Exercise goal:
Do not copy the pictures. Write out the lines from the start of the entries through the line containing "const yMin = 50.669, yMax = 58.566;".

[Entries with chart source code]
▬▬▬▬▬▬

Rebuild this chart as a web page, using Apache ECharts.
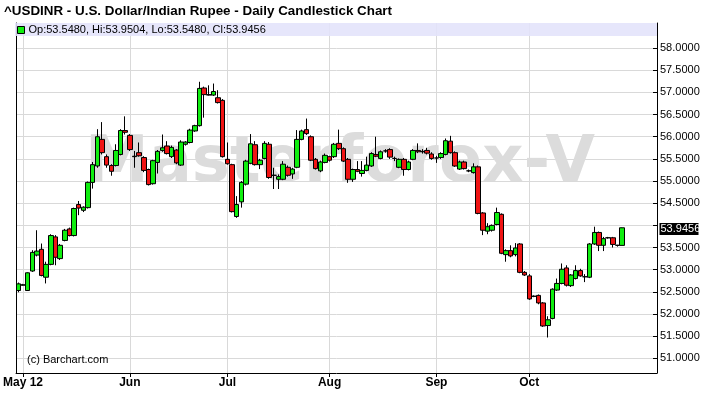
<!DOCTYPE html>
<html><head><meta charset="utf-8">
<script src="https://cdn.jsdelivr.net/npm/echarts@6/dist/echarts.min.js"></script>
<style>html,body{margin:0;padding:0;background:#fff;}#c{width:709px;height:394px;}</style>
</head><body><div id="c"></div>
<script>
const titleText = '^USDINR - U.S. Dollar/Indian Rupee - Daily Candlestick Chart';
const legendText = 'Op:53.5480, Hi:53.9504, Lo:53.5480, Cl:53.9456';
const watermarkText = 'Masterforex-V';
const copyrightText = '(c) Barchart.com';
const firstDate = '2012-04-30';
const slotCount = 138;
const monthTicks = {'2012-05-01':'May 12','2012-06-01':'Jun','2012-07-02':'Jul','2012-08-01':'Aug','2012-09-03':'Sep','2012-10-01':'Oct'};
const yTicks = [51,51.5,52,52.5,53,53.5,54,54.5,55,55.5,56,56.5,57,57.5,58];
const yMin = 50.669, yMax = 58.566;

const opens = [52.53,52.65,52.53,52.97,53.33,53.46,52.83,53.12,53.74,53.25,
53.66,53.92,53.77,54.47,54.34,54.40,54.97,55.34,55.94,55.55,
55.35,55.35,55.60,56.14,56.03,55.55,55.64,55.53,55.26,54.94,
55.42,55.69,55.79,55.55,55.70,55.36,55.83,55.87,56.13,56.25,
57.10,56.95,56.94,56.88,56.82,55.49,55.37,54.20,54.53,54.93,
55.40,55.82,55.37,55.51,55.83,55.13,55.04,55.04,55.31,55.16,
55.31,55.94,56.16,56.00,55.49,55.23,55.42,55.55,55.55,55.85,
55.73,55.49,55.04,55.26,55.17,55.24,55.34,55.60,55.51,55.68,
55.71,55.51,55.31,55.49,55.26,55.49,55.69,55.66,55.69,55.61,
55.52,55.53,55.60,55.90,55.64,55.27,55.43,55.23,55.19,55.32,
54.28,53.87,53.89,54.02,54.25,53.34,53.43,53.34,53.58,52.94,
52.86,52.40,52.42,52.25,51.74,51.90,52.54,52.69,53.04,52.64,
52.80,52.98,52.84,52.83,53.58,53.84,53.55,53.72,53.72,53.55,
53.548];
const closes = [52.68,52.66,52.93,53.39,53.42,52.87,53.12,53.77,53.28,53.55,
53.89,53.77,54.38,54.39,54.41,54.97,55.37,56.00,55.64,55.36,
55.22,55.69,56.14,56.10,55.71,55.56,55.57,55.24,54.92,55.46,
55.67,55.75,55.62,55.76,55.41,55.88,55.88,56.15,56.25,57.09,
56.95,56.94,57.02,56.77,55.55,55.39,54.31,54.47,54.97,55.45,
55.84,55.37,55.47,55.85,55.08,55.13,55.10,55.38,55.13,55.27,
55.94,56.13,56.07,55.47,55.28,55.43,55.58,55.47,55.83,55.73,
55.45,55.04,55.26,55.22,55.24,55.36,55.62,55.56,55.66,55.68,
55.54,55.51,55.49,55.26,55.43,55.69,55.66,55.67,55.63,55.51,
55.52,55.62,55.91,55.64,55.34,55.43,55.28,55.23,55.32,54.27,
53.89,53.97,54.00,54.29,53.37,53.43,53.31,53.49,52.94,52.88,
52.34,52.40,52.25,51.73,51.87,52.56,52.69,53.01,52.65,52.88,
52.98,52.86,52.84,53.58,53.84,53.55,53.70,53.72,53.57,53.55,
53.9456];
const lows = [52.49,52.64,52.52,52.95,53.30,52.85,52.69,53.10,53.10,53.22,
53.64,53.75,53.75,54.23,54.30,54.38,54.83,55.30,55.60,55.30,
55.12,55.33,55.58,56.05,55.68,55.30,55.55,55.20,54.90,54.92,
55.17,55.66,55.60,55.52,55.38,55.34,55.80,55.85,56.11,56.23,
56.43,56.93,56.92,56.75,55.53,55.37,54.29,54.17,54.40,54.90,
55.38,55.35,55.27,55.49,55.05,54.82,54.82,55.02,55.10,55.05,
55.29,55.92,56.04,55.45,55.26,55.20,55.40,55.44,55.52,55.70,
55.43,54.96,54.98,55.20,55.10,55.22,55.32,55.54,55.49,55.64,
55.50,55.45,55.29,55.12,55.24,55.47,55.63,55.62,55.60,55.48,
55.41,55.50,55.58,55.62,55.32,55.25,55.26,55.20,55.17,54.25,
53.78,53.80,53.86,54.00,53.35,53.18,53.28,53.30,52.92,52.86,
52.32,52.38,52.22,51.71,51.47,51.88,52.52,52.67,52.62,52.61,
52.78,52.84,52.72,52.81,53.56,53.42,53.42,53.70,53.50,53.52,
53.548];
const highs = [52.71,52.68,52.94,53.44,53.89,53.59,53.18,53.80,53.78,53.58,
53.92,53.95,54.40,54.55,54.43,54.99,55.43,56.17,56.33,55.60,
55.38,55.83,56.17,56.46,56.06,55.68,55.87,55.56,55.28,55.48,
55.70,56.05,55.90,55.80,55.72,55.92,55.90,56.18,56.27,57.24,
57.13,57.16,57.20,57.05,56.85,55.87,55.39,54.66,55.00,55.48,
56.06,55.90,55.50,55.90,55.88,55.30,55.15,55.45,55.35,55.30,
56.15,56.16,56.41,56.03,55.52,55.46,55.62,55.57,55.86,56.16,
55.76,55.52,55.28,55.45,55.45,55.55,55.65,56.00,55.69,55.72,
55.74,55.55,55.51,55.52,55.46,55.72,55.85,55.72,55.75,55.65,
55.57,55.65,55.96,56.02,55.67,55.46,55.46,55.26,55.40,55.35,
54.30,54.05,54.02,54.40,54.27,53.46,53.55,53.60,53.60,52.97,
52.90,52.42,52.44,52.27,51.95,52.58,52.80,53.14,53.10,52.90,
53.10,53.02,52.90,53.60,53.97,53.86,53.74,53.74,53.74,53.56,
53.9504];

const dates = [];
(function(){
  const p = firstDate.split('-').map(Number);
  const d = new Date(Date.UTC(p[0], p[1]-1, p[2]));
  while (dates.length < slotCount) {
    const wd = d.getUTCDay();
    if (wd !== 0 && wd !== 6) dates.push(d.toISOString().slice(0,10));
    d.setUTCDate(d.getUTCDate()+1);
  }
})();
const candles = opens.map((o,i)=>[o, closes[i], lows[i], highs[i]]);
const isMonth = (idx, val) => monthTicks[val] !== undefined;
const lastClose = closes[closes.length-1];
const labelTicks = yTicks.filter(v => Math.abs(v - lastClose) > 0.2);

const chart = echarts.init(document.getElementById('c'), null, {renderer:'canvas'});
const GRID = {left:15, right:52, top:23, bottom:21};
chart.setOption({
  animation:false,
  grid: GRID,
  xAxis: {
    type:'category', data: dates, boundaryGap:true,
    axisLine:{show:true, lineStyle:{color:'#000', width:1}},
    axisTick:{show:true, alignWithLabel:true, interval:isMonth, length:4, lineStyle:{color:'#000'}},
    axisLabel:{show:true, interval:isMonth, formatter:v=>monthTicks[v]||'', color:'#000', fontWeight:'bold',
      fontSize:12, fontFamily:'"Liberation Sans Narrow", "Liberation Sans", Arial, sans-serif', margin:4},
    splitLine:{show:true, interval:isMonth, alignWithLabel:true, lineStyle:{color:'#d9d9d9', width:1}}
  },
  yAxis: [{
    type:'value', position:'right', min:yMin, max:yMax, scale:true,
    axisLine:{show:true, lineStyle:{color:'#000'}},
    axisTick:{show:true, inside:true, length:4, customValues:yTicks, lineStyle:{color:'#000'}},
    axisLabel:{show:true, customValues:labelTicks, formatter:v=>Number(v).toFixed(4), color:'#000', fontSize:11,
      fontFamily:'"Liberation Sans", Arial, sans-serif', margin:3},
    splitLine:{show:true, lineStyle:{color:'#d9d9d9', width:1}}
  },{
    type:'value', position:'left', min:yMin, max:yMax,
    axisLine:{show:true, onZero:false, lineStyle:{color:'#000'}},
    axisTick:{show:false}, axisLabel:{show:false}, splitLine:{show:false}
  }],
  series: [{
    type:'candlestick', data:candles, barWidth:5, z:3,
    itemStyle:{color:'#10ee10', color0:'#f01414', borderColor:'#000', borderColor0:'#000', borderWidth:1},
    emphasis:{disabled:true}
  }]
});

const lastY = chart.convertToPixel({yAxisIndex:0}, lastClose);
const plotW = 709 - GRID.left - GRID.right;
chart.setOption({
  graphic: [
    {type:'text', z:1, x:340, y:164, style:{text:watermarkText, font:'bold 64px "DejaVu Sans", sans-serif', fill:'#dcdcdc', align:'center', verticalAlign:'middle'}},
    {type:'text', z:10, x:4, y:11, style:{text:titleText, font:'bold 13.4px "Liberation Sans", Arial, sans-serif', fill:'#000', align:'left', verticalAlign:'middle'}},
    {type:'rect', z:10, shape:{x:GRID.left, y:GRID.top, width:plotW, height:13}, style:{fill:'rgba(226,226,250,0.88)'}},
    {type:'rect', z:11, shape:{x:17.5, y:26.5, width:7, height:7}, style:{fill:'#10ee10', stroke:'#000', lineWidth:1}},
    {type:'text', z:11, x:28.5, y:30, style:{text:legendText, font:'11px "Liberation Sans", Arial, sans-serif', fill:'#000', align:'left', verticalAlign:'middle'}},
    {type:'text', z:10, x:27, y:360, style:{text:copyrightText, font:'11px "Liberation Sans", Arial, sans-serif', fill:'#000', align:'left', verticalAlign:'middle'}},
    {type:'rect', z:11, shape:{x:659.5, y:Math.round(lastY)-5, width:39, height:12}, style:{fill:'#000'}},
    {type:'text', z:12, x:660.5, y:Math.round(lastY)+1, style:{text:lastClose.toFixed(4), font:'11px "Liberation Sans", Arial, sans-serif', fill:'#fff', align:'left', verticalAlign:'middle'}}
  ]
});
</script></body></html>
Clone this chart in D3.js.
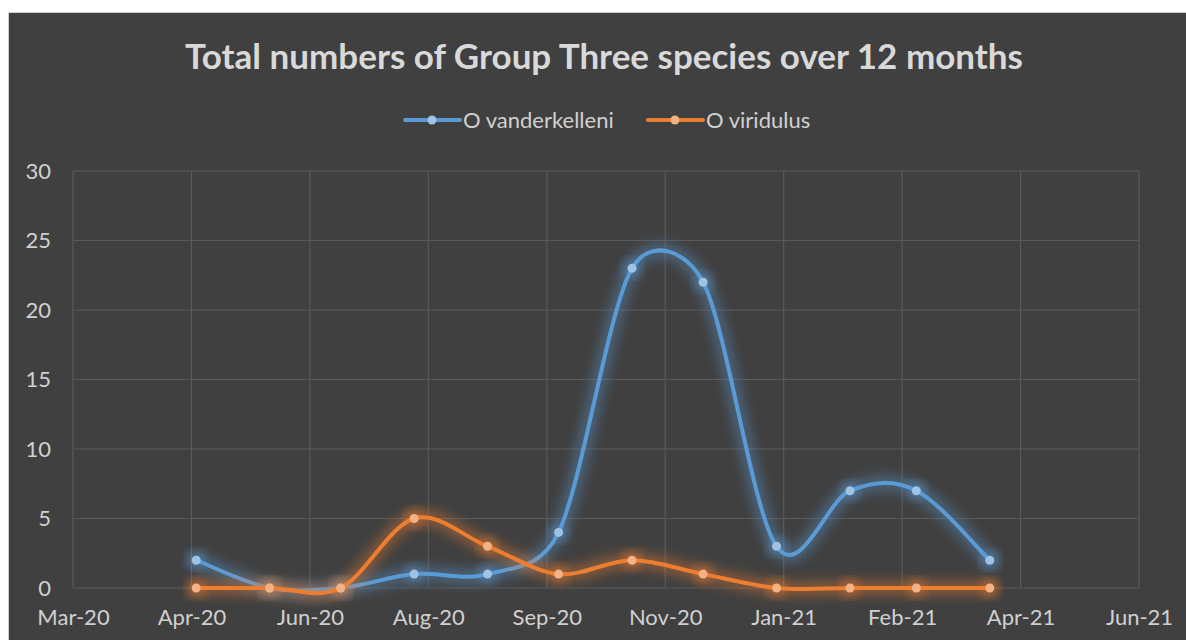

▬▬▬▬▬▬

Task response:
Rebuild this chart as a web page, using Apache ECharts.
<!DOCTYPE html>
<html><head><meta charset="utf-8">
<script src="https://cdn.jsdelivr.net/npm/echarts@6/dist/echarts.min.js"></script>
<style>html,body{margin:0;padding:0;background:#fff;}#c{width:709px;height:394px;}</style>
</head><body><div id="c"></div>
<script>
const titleText = '^USDINR - U.S. Dollar/Indian Rupee - Daily Candlestick Chart';
const legendText = 'Op:53.5480, Hi:53.9504, Lo:53.5480, Cl:53.9456';
const watermarkText = 'Masterforex-V';
const copyrightText = '(c) Barchart.com';
const firstDate = '2012-04-30';
const slotCount = 138;
const monthTicks = {'2012-05-01':'May 12','2012-06-01':'Jun','2012-07-02':'Jul','2012-08-01':'Aug','2012-09-03':'Sep','2012-10-01':'Oct'};
const yTicks = [51,51.5,52,52.5,53,53.5,54,54.5,55,55.5,56,56.5,57,57.5,58];
const yMin = 50.669, yMax = 58.566;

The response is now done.